Thanks for the report. Very interesting.

It looks like Euler-Richardson is much better than Cromer or Denker in this case. But that may be because you chose to simulate free-fall, where both speed and distance are positive, unbounded and grow quadratically.

My gut tells me your examples do not apply so well to pendulum simulation where both speed (omega) and distance (theta) are both bounded and symmetrical about zero. I looked into this is some detail when I chose Euler-Cromer (instead of plain Euler) for my pendulum simulations (http://leapsecond.com/hsn2006/). It is also explained in Cromer's original 1980 AAPT paper.

But I can look into this more if you want. My test program is http://leapsecond.com/tools/skydiver.c (skydiver.exe). I may have made a mistake (I spent less than an hour on it this morning) and I can run some more tests if you like. If nothing else, you can see the C code is vastly simpler and easier to read than your C++ code/PDF.

I'm also wondering why your plots show different values for "m1"? That should be fixed at 0.003, shouldn't it? That is, did you curve fit instead of just computing the actual error in each of your simulations? I guess I'm confused what your little blue box of numbers means in each of your plots.

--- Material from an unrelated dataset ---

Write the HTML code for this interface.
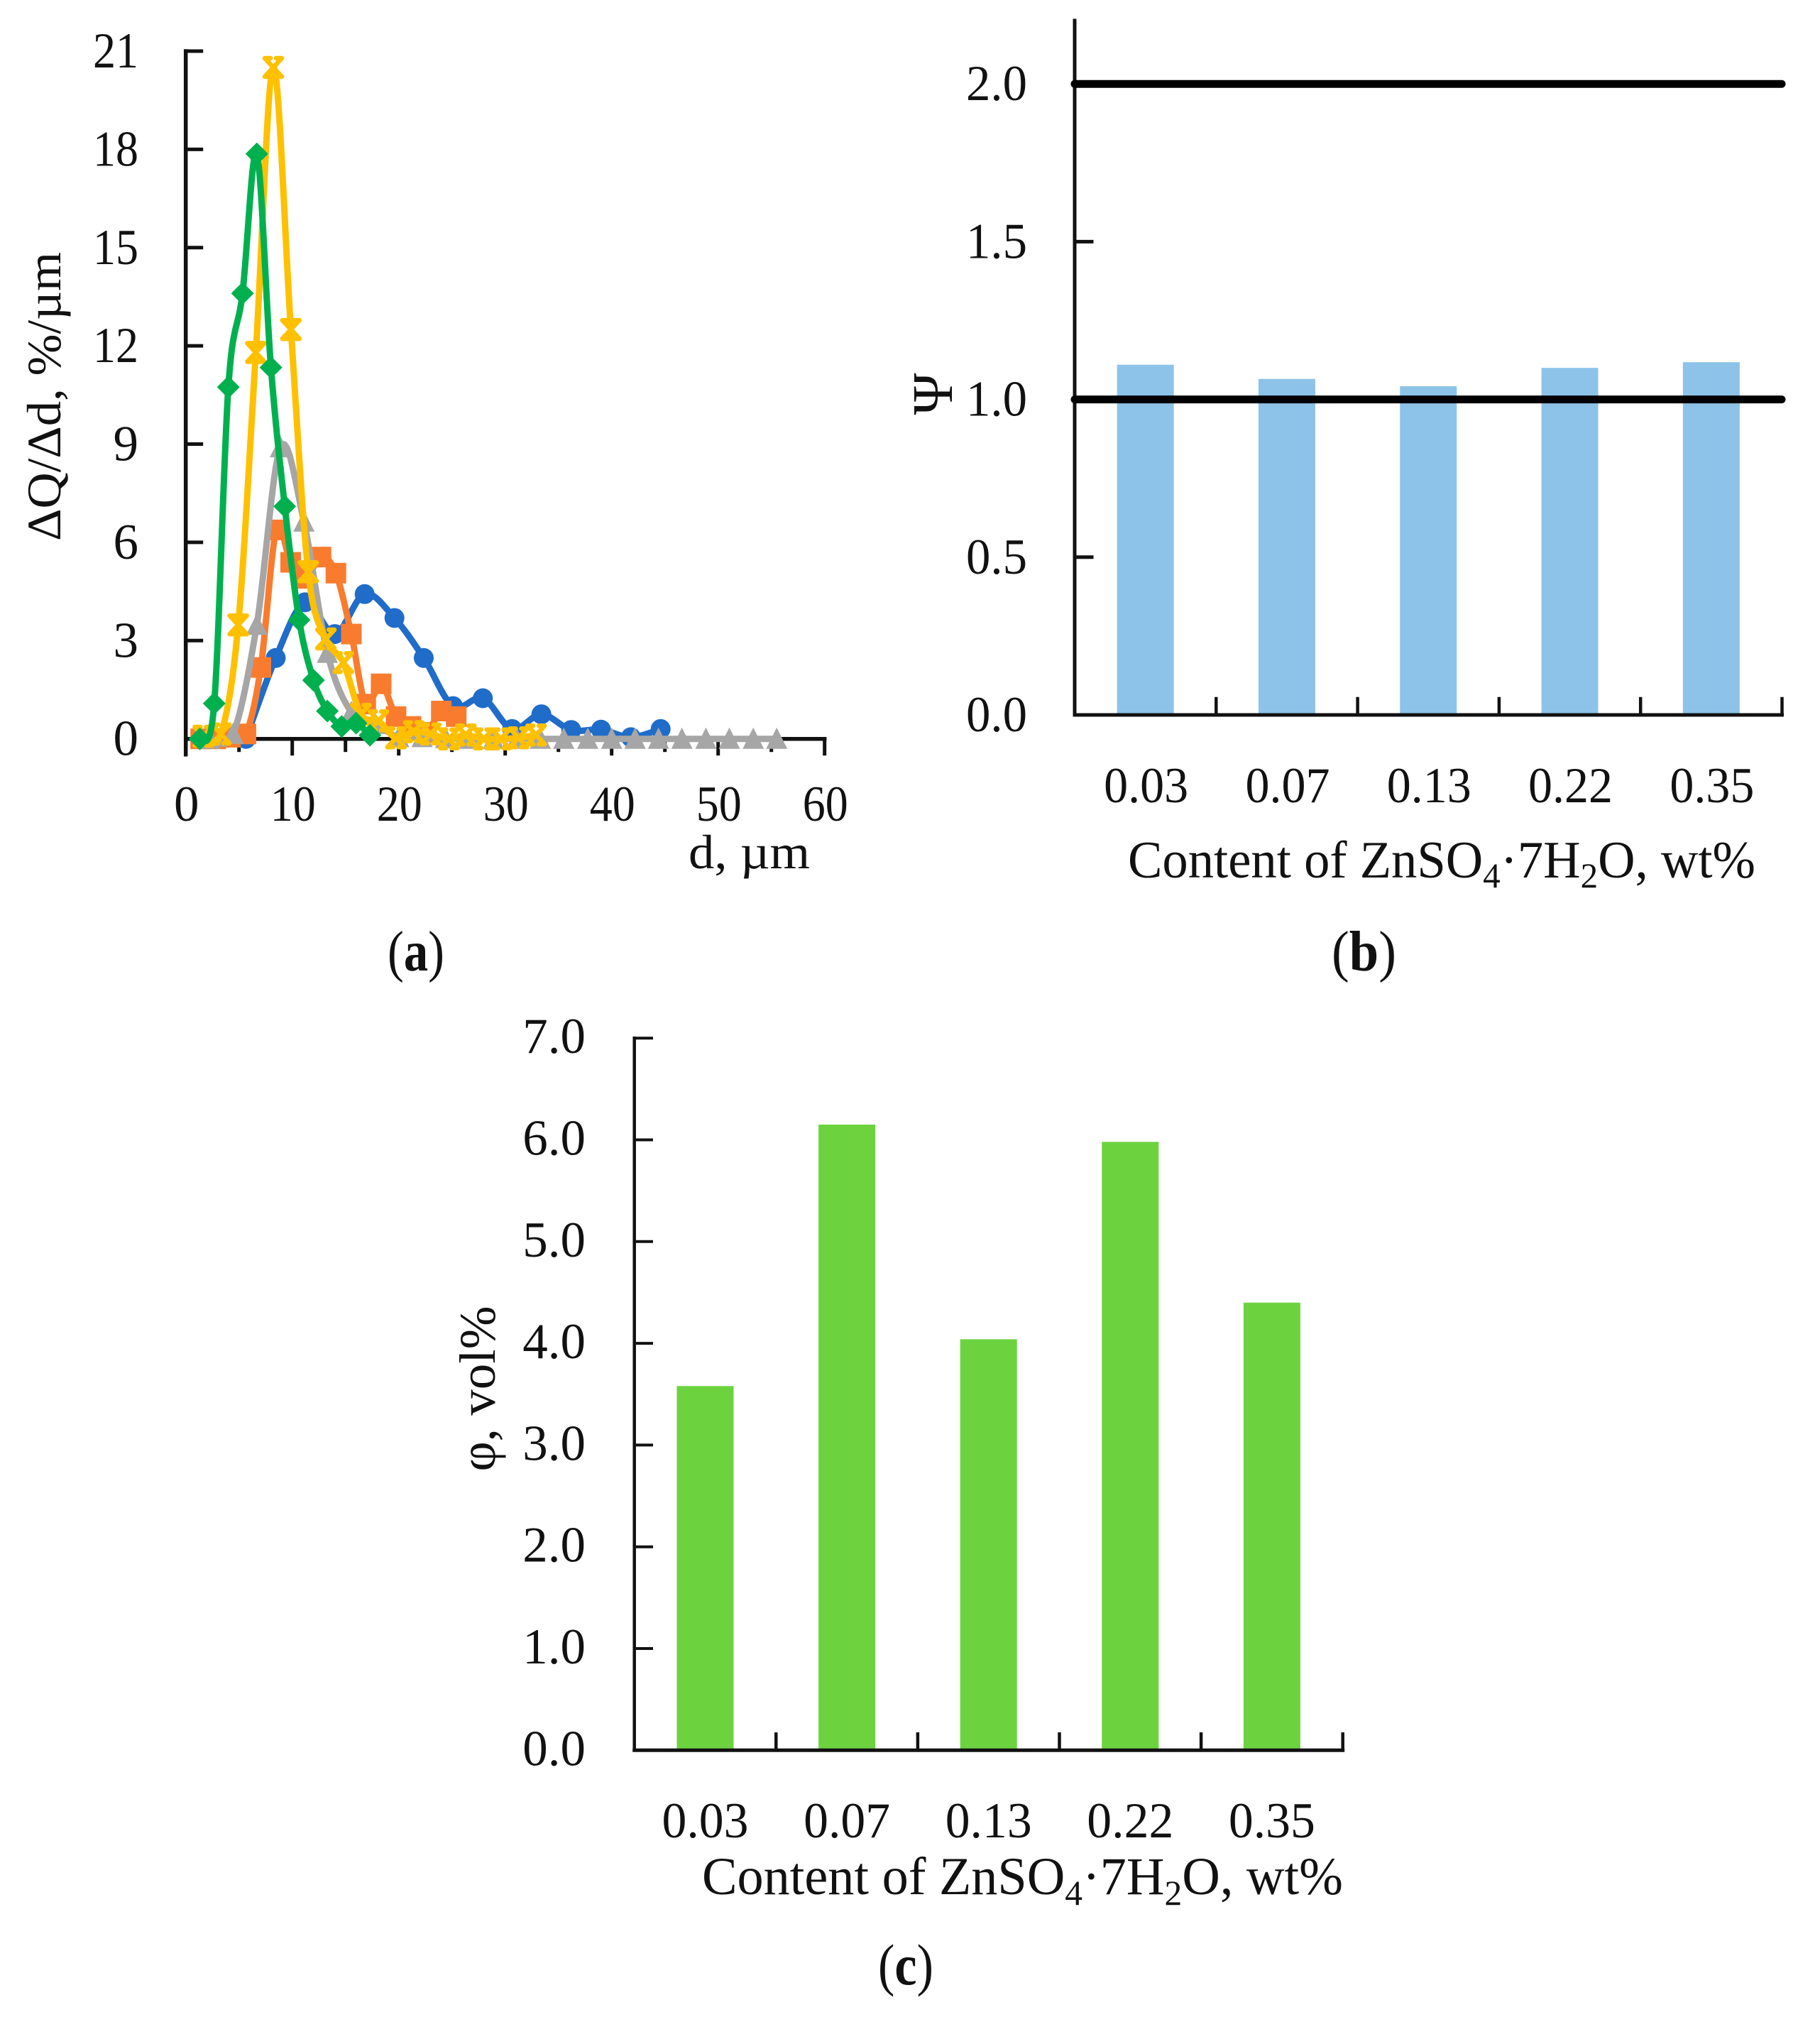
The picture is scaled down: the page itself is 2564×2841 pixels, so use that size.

Perhaps one of the mathematicians on the cc line can chime in. But it seems to me one should compare or validate a particular numerical integration method against the actual physics that you plan to experiment with. That is, maybe don't test an algorithm with 10 seconds of free-fall and then operate the algorithm with 10 seconds of a pendulum swinging. But I don't know for sure. I'm glad you brought up the issue.

Thanks,
/tvb
www.LeapSecond.com

----- Original Message -----
From: Bernard Cleyet
To: Forum Physics Educators
Cc: Bryan Mumford ; Douglas Drumheller ; Tom Van Baak ; Bob Holmstrom ; sandvik@bu.edu ; youngp@ucsc.edu ; sbsp@aol.com ; dave ; bill.watkins@csun.edu ; Watkins, Ann E
Sent: Wednesday, November 11, 2015 3:54 PM
Subject: report on the quality of three simple numerical ODE solutions


Index of /simple-ODE-comparisons




http://www.cleyet.org/simple-ODE-comparisons/


bc has consumed too much time on this.




p.s. next, I pray, the report with linear dissipation harmonic oscillator — the result is different. Cromer partially explains. And, finally, the effect of noise.